Ahora olvidan que las elecciones se hicieron sobre los cadáveres de 100.000 civiles (revista británica Lancet), la destrucción del 75% de las casas de Faluya hace dos meses y medio, las más de 200.000 personas huidas de esa ciudad y los 2.000 muertos en su asalto, sobre los 700.000 refugiados en Siria, de los que ni siquiera la ONU habla, y en medio de los bombardeos cotidianos en barrios residenciales de las ciudades con el pretexto de combatir a los terroristas de Al Qaeda.

Antes y ahora imponen el lenguaje orwelliano de la administración Bush: al gobierno de Allawi impuesto por las tropas de ocupación lo llaman «interino», a los miles de mercenarios extranjeros que colaboran con los ocupantes los denominan «contratistas», a todos los insurgentes los consideran «terroristas»; repiten las afirmaciones oficiales de que las tropas se retirarán si el nuevo gobierno lo pide, mientras los ocupantes ya han construido 14 bases militares para permanecer en el país. Identifican con democracia y libertad unas elecciones sin ningún control, que el propio Estados Unidos consideraría una farsa en cualquier otro país.

No es extraño, pues, que el inicial vencedor de las elecciones iraquíes haya sido el presidente norteamericano, cuya popularidad ha repuntado hasta cerca del 60% gracias a la información actual sobre las elecciones en Irak. Extraña un poco más, sin embargo, que los gobiernos europeos y la propia UE, de forma unánime, hayan tragado la propaganda norteamericana y consideren un éxito el resultado de las elecciones.

¿Un éxito que se haya votado por motivaciones religiosas y étnicas?, ¿que se haya acentuado la división entre chiíes, árabes suníes y kurdos?, ¿que se haya acrecentado la posibilidad de un enfrentamiento más abierto y sangriento entre las distintas comunidades?, ¿que en el nuevo gobierno que va a redactar la Constitución no haya representación formal del 20 % de la población iraquí? ¿Un éxito, que el futuro gobierno de mayoría chií hable ya de imponer una Constitución basada en leyes religiosas, que no toleran la separación religión-estado y discriminan abiertamente a las mujeres?

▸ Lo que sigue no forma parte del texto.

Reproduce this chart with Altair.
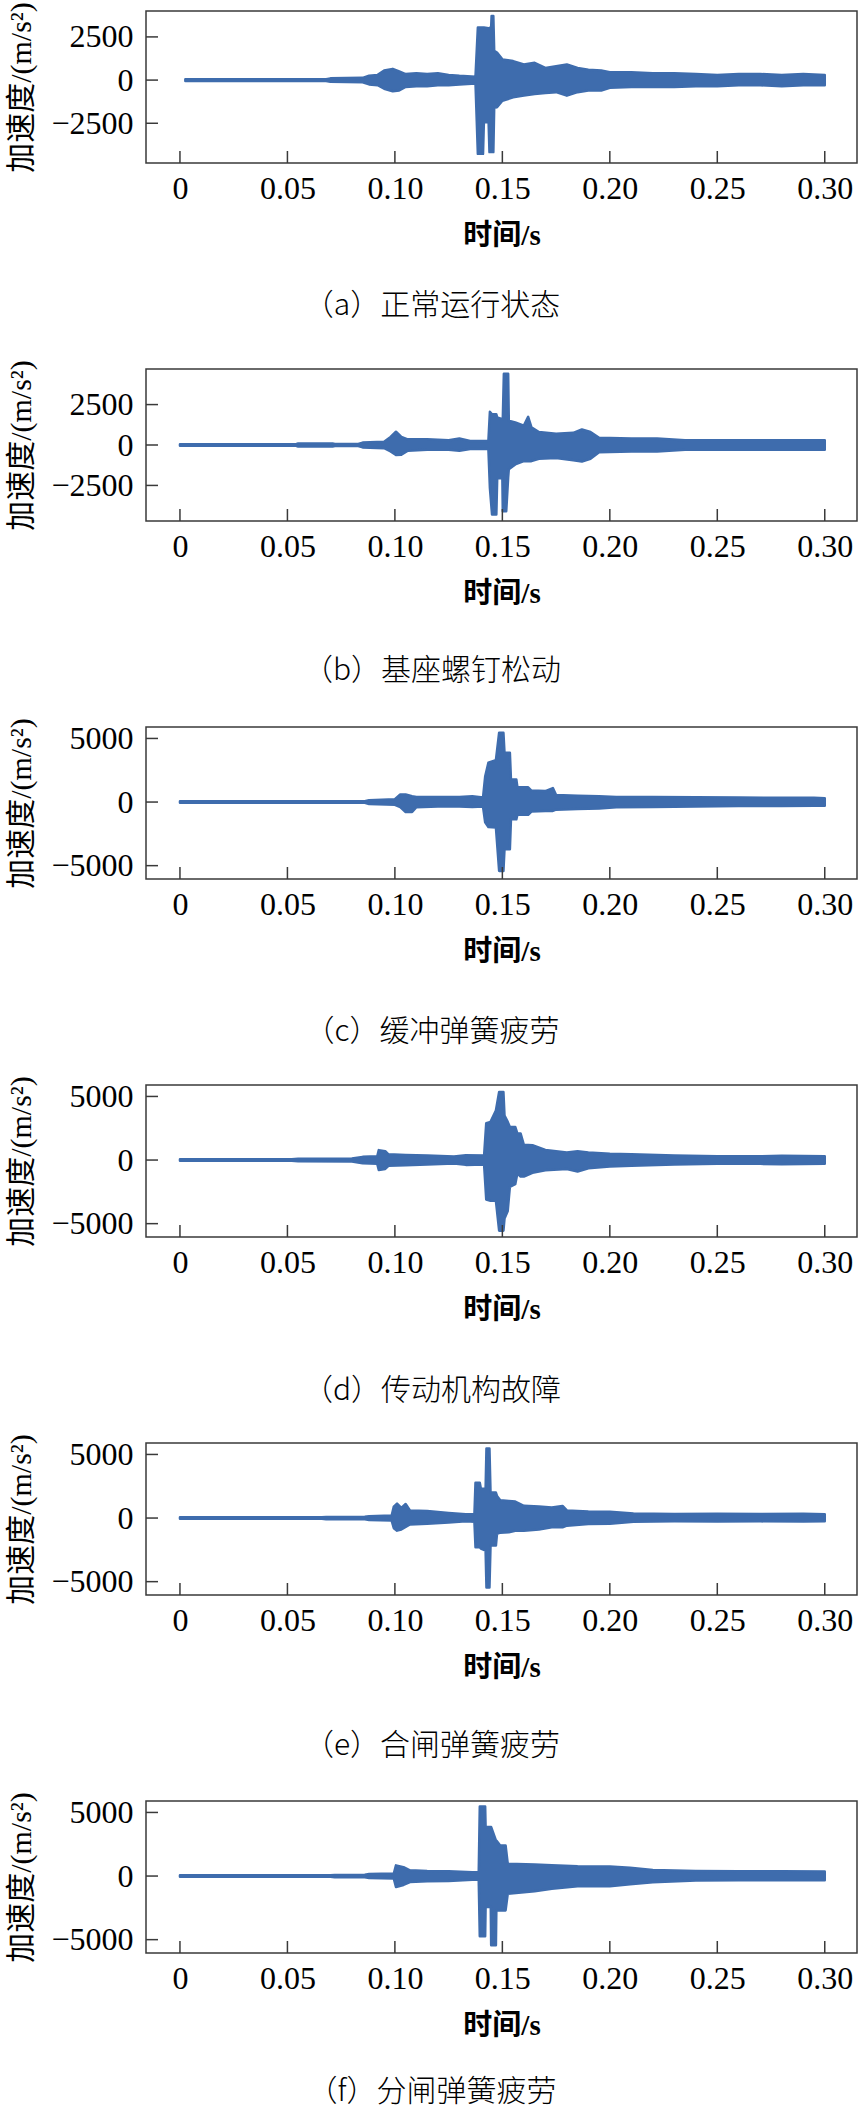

Es poco inteligente y peligroso creerse las propias mentiras. Las estrategias de propaganda pueden disfrazar, manipular e incluso ocultar la realidad por un tiempo, pero difícilmente pueden hacerla desaparecer. Sobre todo, si los hechos son tan tozudos como para seguir existiendo, si existe una opinión pública con capacidad para informarse, y si hay medios para contarlo. No se puede asentar la libertad y la democracia sobre cadáveres y falsedades. Y menos, cuando el engaño es tan doloroso y recurrente.